Objective –
Quote the entries below from the line with "Give me the TikZ source for this diagram." through the line with "(0,0) rectangle (757,543);", both ends included, and only those lines.

Information shown –
================================
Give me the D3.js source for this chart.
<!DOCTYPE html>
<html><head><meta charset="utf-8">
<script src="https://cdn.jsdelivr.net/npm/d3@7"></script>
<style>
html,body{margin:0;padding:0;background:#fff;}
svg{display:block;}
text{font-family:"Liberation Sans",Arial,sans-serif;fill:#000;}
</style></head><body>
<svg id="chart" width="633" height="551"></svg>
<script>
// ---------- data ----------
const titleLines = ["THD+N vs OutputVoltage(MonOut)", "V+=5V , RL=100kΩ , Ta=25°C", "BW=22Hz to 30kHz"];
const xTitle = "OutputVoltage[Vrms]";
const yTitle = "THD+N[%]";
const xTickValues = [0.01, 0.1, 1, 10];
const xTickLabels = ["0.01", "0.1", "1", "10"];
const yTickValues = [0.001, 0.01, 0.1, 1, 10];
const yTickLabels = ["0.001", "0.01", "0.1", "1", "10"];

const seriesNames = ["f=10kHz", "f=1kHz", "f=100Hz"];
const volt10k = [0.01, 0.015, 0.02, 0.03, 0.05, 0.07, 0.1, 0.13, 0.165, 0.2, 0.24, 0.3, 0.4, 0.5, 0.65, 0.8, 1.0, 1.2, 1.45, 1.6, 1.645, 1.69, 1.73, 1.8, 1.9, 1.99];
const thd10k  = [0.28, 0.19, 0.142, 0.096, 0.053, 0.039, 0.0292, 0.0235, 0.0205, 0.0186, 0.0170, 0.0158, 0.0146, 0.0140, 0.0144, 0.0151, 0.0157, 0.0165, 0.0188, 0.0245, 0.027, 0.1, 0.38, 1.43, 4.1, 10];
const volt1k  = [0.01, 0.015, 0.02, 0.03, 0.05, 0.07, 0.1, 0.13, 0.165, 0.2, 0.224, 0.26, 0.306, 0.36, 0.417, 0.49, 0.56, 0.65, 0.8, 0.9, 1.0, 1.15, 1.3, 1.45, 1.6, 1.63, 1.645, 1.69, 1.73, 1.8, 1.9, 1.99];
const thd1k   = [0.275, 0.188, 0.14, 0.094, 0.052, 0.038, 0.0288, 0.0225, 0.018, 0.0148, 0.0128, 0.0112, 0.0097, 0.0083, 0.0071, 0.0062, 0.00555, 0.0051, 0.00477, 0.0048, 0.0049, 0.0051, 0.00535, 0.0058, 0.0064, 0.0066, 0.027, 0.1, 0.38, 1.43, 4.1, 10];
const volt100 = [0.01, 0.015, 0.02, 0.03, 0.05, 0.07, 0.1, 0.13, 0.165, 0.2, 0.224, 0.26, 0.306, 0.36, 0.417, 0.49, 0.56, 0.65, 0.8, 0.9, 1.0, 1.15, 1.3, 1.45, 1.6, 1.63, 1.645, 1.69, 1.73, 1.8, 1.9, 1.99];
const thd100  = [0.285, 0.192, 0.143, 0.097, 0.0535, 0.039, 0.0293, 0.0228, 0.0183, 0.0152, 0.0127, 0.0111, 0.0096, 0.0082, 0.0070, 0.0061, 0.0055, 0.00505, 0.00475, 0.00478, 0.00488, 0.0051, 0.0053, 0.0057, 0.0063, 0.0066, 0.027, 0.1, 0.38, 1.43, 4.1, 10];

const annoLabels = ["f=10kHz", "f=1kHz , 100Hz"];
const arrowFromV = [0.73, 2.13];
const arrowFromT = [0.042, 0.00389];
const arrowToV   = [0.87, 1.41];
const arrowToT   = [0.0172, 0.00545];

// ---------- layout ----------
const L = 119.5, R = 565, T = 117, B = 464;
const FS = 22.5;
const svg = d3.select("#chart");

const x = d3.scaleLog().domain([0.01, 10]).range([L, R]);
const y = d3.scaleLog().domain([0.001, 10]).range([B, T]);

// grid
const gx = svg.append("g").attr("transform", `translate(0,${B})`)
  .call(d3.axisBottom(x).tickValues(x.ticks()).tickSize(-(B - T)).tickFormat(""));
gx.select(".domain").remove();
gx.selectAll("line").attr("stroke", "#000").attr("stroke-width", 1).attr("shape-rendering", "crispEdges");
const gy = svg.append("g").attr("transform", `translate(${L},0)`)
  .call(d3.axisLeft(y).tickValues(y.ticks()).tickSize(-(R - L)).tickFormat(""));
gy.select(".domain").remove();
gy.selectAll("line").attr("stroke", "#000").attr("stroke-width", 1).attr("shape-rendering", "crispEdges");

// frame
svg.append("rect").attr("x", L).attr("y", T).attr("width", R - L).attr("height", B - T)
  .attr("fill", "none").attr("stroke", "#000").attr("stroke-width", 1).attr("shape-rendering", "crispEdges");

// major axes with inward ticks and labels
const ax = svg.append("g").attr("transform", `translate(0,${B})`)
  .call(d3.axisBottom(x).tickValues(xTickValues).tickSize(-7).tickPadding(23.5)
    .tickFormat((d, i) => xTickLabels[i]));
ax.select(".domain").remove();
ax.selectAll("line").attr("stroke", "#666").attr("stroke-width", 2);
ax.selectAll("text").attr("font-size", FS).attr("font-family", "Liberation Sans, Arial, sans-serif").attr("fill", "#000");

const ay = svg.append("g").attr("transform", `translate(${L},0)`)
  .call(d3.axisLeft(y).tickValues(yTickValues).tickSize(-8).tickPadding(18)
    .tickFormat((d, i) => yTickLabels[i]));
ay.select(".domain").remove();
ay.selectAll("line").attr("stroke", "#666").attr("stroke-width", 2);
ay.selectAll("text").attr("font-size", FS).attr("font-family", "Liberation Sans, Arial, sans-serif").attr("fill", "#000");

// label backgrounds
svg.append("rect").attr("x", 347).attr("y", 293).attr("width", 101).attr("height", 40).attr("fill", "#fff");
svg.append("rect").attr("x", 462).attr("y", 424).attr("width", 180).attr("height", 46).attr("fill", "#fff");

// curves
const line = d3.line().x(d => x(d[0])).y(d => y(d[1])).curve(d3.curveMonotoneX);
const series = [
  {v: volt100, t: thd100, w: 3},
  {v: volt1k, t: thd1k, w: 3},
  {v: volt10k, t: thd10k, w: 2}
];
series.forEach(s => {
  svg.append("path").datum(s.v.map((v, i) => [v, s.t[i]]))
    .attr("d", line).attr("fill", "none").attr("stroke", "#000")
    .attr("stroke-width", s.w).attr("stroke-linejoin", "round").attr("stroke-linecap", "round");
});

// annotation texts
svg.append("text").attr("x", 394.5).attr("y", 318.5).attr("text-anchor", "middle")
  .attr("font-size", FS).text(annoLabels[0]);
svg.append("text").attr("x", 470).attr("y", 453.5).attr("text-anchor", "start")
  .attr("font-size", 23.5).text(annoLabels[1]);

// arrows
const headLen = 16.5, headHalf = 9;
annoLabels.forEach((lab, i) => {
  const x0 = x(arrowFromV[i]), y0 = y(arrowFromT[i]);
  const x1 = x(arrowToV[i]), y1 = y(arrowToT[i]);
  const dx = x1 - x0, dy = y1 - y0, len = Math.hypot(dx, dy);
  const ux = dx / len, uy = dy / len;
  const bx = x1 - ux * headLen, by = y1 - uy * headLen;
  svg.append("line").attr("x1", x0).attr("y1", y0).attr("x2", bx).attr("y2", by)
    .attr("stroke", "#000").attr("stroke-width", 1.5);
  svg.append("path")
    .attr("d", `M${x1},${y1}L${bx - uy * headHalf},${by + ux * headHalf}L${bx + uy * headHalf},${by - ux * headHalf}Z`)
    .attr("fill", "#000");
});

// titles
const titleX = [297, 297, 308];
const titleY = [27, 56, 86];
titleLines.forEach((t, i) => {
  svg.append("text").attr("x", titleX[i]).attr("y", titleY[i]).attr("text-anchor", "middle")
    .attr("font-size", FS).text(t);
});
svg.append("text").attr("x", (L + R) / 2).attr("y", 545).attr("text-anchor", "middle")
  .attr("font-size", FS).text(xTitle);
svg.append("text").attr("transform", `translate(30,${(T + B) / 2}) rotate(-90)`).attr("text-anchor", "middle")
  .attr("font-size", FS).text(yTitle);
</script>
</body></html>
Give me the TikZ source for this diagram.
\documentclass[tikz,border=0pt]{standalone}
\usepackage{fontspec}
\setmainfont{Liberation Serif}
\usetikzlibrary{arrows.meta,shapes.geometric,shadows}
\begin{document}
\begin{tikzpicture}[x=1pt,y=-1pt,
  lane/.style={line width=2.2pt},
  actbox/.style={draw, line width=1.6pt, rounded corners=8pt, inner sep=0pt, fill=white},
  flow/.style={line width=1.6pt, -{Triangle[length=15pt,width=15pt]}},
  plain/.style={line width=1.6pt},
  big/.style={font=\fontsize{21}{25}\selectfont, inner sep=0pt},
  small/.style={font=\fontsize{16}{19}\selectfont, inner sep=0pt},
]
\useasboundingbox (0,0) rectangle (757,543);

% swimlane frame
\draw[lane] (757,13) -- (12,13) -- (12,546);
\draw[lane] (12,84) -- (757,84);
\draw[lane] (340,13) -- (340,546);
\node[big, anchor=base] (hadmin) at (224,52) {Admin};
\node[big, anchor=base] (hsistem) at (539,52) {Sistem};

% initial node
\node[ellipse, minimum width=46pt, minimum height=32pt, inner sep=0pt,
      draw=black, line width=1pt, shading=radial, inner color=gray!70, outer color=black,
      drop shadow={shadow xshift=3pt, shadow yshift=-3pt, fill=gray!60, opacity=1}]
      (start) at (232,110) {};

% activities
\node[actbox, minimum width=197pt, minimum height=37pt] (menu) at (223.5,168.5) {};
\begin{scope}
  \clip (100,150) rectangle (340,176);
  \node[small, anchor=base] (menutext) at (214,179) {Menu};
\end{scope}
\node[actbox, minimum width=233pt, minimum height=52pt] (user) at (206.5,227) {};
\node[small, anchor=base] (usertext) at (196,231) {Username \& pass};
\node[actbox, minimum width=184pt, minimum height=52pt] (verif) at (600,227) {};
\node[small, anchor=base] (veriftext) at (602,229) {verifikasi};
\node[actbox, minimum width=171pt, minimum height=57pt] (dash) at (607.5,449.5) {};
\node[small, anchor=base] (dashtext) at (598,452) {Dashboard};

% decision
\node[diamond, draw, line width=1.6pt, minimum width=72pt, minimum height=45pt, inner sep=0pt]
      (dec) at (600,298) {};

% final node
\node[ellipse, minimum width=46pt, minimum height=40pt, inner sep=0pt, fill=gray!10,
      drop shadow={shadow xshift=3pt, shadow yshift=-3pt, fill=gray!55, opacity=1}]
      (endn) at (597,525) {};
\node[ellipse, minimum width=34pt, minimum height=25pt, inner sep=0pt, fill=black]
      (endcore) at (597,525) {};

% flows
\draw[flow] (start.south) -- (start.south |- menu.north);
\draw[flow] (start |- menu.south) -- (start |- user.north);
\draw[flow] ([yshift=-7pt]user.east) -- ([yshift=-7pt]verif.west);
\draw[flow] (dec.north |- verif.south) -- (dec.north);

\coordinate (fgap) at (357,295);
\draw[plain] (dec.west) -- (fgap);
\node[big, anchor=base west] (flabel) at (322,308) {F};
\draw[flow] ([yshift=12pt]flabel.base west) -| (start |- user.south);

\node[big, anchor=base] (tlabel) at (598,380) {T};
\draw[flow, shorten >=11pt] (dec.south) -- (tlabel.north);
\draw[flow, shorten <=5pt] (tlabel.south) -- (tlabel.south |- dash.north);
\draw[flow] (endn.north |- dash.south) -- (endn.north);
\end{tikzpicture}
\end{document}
================================
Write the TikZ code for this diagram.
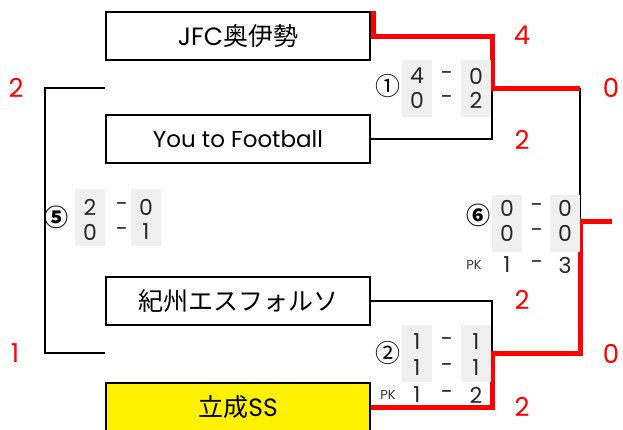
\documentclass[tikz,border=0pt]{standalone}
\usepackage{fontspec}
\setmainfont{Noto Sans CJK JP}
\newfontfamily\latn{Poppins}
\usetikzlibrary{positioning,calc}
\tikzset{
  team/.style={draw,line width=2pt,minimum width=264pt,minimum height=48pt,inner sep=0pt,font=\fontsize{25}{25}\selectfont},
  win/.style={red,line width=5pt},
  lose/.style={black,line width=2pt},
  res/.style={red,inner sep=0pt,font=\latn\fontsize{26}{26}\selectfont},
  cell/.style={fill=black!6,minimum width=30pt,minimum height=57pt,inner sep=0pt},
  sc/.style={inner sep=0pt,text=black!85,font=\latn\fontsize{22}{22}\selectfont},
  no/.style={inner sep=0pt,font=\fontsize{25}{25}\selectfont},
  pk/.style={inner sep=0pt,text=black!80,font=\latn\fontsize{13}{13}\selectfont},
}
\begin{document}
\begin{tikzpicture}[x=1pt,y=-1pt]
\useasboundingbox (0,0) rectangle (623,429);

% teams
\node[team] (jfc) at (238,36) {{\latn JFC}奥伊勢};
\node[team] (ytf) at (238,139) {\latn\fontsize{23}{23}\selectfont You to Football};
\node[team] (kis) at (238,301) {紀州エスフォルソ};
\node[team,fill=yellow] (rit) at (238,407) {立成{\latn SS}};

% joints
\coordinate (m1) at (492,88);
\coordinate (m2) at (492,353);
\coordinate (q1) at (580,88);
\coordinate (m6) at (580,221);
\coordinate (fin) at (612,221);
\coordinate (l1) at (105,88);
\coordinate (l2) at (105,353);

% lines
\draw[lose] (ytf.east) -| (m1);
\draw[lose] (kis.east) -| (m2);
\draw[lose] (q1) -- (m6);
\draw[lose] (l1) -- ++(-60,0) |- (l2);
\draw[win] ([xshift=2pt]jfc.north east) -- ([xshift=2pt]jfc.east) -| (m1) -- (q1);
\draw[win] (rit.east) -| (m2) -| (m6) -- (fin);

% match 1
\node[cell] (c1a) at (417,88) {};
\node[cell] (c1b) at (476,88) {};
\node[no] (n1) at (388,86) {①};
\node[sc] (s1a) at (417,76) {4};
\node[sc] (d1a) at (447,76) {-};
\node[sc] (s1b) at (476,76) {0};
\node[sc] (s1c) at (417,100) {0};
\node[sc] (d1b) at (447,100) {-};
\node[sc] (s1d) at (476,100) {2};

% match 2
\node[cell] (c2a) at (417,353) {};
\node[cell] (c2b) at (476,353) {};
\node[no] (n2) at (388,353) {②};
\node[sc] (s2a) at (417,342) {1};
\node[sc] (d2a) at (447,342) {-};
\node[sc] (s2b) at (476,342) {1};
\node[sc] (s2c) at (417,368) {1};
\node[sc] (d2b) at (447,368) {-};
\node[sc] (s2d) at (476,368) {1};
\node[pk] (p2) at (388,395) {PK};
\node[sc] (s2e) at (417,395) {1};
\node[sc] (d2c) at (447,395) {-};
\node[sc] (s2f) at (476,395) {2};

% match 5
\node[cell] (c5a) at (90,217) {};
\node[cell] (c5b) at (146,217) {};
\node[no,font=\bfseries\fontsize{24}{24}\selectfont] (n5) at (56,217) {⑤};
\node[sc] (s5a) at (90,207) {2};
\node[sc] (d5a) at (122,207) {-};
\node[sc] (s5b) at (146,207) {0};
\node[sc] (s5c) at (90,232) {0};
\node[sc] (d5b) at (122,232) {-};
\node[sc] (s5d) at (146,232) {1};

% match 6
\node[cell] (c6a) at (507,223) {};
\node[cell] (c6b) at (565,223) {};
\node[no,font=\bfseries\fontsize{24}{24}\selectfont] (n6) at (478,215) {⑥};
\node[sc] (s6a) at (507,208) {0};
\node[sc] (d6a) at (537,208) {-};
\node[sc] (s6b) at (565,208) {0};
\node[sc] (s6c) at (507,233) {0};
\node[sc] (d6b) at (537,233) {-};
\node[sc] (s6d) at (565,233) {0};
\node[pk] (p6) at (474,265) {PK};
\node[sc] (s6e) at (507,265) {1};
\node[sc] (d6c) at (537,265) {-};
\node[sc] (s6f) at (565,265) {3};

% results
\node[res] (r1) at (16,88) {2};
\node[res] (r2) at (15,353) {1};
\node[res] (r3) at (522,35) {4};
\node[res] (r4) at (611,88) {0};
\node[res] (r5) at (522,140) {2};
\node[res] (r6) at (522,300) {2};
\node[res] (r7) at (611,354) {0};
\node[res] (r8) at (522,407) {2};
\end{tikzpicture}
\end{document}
================================
Result of this exercise –
Give me the TikZ source for this diagram.
\documentclass[tikz,border=0pt]{standalone}
\usepackage{fontspec}
\setmainfont{Liberation Serif}
\usetikzlibrary{arrows.meta,shapes.geometric,shadows}
\begin{document}
\begin{tikzpicture}[x=1pt,y=-1pt,
  lane/.style={line width=2.2pt},
  actbox/.style={draw, line width=1.6pt, rounded corners=8pt, inner sep=0pt, fill=white},
  flow/.style={line width=1.6pt, -{Triangle[length=15pt,width=15pt]}},
  plain/.style={line width=1.6pt},
  big/.style={font=\fontsize{21}{25}\selectfont, inner sep=0pt},
  small/.style={font=\fontsize{16}{19}\selectfont, inner sep=0pt},
]
\useasboundingbox (0,0) rectangle (757,543);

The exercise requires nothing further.